Summary of the Judgment
The Supreme Court affirmed the decision of the Louisiana Court of Appeal, which had upheld the state's use tax on Holmes' catalogs. The Court concluded that the use tax did not violate the Commerce Clause because it met the criteria established in the four-pronged test from COMPLETE AUTO TRANSIT, INC. v. BRADY, 430 U.S. 274 (1977). The Court reasoned that:
- The tax was fairly apportioned, providing credits for out-of-state sales taxes and applying only to catalogs distributed within Louisiana.
- The tax did not discriminate against interstate commerce, as it was equivalent to the in-state sales tax and applied uniformly.
- The tax was related to state-provided services that benefited Holmes' in-state business operations.
- Holmes had a substantial nexus with Louisiana through its significant business presence and targeted distribution efforts.
Thus, the Supreme Court held that Louisiana's use tax on Holmes' catalogs was constitutionally permissible under the Commerce Clause.
Analysis
Precedents Cited
The decision heavily relied on precedents that interpret the Commerce Clause in the context of state taxation:
- COMPLETE AUTO TRANSIT, INC. v. BRADY (1977): Established the four-pronged test for assessing the validity of state taxes affecting interstate commerce.
- National Geographic Society v. California Bd. of Equalization (1977): Confirmed that substantial nexus and relatedness to state-provided benefits justify state taxation.

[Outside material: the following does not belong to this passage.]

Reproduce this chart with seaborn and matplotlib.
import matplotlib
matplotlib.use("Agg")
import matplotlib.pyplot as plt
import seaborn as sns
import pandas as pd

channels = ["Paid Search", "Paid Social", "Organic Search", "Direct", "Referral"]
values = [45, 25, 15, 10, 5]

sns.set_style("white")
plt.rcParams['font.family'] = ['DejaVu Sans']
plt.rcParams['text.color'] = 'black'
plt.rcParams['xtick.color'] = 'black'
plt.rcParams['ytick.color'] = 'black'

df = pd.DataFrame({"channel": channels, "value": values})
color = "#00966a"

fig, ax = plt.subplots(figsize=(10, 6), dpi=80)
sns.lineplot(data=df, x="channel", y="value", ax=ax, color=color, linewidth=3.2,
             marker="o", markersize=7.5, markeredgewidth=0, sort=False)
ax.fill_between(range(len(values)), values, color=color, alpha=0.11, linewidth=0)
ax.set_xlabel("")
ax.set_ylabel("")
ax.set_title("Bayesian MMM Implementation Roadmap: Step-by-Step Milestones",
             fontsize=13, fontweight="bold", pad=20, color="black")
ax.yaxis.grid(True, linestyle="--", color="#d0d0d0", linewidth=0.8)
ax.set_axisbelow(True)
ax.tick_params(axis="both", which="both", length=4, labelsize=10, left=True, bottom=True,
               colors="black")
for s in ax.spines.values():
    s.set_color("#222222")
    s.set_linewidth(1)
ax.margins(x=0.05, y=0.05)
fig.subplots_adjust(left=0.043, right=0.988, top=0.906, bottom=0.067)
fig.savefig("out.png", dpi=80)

- National Bellas Hess, Inc. v. Department of Revenue of Illinois (1967): Distinguished by emphasizing the necessity of significant economic presence for tax jurisdiction.
Legal Reasoning
The Court applied the Complete Auto framework, evaluating each of its four criteria:
- Substantial Nexus: Holmes' significant business presence in Louisiana, including multiple stores and substantial sales, established a substantial nexus.

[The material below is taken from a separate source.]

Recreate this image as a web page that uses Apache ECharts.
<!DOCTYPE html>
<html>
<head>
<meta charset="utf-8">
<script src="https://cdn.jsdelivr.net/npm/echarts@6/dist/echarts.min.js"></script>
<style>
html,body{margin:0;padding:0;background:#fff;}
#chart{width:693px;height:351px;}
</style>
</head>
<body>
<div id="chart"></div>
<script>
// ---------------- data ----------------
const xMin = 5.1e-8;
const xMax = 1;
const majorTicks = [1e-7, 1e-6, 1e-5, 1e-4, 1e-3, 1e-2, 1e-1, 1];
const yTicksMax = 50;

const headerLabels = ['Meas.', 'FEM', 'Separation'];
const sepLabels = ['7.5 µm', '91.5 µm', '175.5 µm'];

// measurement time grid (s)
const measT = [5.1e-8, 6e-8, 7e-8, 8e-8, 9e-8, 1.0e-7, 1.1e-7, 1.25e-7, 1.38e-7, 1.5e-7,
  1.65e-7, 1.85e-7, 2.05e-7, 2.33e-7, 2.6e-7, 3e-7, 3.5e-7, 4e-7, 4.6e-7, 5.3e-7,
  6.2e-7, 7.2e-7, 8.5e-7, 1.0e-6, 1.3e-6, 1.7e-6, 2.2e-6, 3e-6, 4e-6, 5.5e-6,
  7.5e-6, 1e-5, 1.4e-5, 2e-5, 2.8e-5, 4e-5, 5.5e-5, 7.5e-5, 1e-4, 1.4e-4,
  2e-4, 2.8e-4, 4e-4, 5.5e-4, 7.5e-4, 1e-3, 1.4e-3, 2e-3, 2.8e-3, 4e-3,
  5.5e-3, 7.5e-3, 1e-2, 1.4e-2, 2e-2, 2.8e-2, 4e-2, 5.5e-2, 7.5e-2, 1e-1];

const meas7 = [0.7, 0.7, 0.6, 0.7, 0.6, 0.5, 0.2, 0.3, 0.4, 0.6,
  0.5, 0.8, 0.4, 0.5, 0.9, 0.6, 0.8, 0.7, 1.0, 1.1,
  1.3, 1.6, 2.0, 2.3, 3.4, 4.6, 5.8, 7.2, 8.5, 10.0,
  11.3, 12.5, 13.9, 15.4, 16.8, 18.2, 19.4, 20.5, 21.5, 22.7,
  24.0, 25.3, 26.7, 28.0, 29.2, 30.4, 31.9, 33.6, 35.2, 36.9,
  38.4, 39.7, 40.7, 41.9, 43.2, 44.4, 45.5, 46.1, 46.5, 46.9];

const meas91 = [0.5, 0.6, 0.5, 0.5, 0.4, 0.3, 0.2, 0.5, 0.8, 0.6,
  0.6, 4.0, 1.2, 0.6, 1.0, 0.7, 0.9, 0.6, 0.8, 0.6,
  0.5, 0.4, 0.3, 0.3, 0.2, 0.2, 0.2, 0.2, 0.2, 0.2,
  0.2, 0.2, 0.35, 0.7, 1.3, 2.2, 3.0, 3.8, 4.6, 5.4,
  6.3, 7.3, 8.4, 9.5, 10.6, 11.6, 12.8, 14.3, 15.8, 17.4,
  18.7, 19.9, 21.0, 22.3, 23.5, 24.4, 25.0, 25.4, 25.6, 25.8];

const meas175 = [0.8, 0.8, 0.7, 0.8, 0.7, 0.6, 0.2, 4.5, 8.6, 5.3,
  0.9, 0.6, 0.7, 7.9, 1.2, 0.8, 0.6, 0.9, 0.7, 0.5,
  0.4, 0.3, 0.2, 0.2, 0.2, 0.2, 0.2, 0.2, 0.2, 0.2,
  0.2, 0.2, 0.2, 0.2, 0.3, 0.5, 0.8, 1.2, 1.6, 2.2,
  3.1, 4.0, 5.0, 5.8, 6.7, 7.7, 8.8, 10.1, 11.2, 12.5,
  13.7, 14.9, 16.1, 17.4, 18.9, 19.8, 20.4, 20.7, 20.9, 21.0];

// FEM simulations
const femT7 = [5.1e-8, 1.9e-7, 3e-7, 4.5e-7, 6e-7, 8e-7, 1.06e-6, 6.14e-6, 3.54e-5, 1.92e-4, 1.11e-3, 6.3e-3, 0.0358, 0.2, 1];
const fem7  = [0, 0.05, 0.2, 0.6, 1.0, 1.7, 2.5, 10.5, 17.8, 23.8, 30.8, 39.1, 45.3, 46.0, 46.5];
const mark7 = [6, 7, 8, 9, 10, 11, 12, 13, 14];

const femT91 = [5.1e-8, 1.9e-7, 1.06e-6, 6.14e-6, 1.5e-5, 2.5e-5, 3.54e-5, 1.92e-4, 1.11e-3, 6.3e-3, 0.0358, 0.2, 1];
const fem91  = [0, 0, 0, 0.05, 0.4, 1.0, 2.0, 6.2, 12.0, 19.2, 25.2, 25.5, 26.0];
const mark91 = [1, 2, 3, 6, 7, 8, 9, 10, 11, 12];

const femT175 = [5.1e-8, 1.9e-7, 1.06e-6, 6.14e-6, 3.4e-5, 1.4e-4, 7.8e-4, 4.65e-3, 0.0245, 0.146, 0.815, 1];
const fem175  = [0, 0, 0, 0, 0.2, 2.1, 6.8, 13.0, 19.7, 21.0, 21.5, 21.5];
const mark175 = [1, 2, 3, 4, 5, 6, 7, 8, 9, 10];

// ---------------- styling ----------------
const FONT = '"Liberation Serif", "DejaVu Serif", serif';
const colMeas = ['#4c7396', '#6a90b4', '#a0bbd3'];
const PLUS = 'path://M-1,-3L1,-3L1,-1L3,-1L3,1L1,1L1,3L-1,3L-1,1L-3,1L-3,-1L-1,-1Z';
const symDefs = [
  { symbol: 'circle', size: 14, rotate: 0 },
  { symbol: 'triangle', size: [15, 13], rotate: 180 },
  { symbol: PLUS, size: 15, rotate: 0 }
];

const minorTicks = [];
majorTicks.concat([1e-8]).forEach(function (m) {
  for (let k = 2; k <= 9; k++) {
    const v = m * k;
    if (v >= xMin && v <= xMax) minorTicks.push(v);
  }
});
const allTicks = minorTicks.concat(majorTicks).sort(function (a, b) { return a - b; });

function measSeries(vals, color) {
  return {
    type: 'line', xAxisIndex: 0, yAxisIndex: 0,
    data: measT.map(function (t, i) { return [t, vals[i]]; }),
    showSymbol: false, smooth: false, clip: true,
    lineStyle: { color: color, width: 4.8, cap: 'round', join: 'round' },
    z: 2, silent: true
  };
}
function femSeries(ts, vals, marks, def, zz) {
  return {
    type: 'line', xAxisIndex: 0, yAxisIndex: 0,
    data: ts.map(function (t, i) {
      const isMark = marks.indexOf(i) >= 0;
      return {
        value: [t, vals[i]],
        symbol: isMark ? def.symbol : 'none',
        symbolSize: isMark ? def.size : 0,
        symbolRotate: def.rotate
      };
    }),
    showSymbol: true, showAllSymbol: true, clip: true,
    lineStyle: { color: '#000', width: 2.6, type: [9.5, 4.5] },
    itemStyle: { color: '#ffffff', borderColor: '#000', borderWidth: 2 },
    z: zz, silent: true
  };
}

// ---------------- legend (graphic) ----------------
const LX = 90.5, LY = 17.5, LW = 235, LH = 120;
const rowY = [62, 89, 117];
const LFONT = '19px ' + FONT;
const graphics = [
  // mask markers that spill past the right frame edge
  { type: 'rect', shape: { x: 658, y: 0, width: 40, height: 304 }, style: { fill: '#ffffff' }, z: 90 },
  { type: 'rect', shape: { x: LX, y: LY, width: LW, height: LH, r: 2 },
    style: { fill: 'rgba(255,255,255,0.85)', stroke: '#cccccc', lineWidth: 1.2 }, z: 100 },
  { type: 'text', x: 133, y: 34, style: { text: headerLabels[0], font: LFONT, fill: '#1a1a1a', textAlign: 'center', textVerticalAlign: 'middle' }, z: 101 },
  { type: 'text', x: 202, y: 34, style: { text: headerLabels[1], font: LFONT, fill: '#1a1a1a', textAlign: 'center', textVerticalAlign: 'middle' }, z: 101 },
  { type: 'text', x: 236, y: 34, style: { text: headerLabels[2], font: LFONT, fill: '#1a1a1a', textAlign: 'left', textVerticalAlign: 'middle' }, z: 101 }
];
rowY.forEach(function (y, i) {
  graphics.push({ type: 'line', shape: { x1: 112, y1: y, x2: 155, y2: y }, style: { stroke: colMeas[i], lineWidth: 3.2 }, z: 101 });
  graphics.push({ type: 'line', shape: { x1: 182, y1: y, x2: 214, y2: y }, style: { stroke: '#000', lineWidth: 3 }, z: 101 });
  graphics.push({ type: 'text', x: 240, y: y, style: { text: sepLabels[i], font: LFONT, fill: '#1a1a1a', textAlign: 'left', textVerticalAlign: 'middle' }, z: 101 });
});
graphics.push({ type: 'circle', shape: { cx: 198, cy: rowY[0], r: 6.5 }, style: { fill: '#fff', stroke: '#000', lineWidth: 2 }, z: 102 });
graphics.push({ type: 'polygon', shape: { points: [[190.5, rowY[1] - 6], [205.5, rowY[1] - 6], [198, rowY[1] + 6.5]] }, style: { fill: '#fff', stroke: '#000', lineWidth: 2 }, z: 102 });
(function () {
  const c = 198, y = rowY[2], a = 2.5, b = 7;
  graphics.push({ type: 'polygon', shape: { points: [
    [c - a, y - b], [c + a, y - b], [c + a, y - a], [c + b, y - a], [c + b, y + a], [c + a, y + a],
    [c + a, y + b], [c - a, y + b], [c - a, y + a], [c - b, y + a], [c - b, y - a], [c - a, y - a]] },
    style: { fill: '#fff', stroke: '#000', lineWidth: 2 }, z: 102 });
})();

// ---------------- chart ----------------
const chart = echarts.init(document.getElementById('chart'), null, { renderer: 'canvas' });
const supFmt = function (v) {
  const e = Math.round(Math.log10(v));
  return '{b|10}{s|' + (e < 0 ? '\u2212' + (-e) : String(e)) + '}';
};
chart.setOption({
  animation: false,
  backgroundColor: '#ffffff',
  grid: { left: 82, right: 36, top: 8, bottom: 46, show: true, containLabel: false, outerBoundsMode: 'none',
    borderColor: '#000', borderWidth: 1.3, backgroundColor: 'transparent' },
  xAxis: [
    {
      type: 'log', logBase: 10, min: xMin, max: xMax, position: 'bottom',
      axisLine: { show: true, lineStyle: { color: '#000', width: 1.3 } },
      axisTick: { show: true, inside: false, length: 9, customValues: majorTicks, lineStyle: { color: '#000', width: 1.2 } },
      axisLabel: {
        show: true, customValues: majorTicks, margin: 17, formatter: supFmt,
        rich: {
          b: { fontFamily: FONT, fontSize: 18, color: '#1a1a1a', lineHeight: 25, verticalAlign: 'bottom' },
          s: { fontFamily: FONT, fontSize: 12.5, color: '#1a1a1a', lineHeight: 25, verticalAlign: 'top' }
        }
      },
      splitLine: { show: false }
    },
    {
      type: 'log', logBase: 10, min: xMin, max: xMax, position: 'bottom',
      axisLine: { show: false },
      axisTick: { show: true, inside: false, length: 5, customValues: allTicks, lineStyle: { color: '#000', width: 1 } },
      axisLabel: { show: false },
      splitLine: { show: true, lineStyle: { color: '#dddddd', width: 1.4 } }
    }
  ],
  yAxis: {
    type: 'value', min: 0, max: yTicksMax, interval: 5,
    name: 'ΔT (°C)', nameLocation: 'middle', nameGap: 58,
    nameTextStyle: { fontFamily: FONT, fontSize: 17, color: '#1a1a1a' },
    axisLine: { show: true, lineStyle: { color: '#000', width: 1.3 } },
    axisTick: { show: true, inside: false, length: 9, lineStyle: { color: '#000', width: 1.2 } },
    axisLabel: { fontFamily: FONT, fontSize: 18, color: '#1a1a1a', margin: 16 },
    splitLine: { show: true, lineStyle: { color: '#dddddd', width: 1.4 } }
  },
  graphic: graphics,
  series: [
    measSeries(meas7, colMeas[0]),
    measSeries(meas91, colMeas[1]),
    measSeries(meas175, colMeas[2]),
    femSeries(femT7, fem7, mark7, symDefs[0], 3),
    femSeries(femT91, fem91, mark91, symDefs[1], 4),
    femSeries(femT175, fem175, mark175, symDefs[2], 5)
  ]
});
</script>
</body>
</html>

- Fair Apportionment: The use tax was fairly apportioned by offering credits for taxes paid in other states and by targeting only in-state distributions.
- Non-Discrimination: The tax did not discriminate against interstate commerce as it paralleled the in-state sales tax and was uniformly applied.

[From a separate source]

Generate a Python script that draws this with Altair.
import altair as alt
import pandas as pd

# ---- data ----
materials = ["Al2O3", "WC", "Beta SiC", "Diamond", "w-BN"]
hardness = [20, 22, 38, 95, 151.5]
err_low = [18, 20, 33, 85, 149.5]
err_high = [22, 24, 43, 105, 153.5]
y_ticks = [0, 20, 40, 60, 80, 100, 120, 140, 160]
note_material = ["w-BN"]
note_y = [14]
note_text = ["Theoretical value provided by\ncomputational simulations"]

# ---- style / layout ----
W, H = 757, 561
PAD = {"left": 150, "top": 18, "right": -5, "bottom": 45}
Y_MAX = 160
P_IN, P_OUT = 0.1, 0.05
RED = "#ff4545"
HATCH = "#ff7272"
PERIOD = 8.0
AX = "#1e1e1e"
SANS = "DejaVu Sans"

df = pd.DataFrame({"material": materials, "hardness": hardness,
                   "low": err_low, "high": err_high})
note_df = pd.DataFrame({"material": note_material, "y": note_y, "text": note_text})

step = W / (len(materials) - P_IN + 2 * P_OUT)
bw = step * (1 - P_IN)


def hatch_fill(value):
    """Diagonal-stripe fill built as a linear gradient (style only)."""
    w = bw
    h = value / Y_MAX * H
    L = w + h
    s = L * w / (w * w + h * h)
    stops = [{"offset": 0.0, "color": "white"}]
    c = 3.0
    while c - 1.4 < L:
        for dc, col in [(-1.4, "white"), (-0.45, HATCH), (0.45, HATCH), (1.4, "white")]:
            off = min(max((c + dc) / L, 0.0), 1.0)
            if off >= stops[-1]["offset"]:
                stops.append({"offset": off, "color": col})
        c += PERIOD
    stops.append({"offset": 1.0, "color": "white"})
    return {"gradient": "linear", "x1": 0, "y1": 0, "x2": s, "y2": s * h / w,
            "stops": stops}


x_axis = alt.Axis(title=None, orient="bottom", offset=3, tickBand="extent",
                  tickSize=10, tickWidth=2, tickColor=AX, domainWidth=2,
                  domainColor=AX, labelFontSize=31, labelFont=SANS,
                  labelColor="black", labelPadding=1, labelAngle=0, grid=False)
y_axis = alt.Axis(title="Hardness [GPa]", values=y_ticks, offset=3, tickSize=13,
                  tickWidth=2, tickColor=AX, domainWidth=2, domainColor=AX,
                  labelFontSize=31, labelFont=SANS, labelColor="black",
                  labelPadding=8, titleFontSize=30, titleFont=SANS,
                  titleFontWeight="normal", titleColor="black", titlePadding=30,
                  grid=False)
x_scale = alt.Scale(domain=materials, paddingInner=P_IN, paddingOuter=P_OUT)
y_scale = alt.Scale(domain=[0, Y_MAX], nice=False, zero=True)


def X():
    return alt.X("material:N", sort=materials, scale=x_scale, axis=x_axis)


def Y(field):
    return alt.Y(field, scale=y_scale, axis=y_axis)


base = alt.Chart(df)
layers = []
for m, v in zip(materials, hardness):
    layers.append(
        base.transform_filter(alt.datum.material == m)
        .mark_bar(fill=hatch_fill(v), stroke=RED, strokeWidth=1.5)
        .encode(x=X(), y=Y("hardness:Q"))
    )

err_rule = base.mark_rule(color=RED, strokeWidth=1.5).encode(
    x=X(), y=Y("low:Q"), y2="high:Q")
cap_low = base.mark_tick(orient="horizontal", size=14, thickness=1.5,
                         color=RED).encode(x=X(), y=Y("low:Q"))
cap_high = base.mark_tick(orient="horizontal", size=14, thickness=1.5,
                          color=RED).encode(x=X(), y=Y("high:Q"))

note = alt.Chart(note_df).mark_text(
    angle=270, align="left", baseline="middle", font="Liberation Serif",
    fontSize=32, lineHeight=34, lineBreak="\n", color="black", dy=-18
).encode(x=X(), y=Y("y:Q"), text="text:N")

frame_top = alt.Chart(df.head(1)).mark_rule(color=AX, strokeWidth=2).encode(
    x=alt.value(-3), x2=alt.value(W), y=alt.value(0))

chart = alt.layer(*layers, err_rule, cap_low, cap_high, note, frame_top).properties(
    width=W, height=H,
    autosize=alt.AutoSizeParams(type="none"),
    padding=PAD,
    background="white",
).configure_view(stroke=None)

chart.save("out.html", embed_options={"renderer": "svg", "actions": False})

- Relation to Benefits: The tax was related to the benefits Holmes received from state-provided services, such as infrastructure and public safety.
Additionally, the Court dismissed Holmes' argument that taxing the mere presence of goods was unconstitutional by affirming that distribution activities constituted "use" under Louisiana statutes.
Impact
This judgment reinforces the principle that states can impose use taxes on out-of-state businesses engaged in significant economic activities within their borders, provided that such taxes adhere to constitutional constraints. It underscores the necessity for states to:
- Establish a substantial nexus with the business subject to taxation.
- Ensure that taxes are fairly apportioned and do not discriminate against interstate commerce.
- Align taxation with the benefits received from state-provided services.
Future cases involving state taxes on out-of-state enterprises will likely reference this decision to evaluate the constitutionality of such taxes under the Commerce Clause.
Complex Concepts Simplified
Commerce Clause
A provision in the U.S. Constitution that grants Congress the power to regulate trade between states and with other nations. It also restricts states from passing laws that unduly favor local businesses or hinder interstate commerce.
Use Tax
A tax imposed on the use, storage, or consumption of tangible personal property within a state when sales tax has not been paid. It ensures that in-state and out-of-state purchases are taxed equally.
Substantial Nexus
A legal term referring to a sufficient connection between a taxpayer and a state that justifies the state's authority to impose tax obligations.
Complete Auto Test
A four-part legal test established in COMPLETE AUTO TRANSIT, INC. v. BRADY to determine the constitutionality of state taxes affecting interstate commerce. The criteria are substantial nexus, fair apportionment, non-discrimination, and relation to benefits received.
Conclusion
The Supreme Court's decision in D. H. Holmes Co., Ltd. v. McNamara serves as a pivotal affirmation of states' rights to impose use taxes on out-of-state businesses engaged in significant economic activities within their jurisdictions. By adhering to the Complete Auto four-pronged test, Louisiana successfully demonstrated that its use tax on Holmes' catalogs was constitutionally sound. This case reinforces the balance between state sovereignty in taxation and the constitutional mandate to maintain fair and open interstate commerce, providing a clear framework for evaluating similar tax challenges in the future.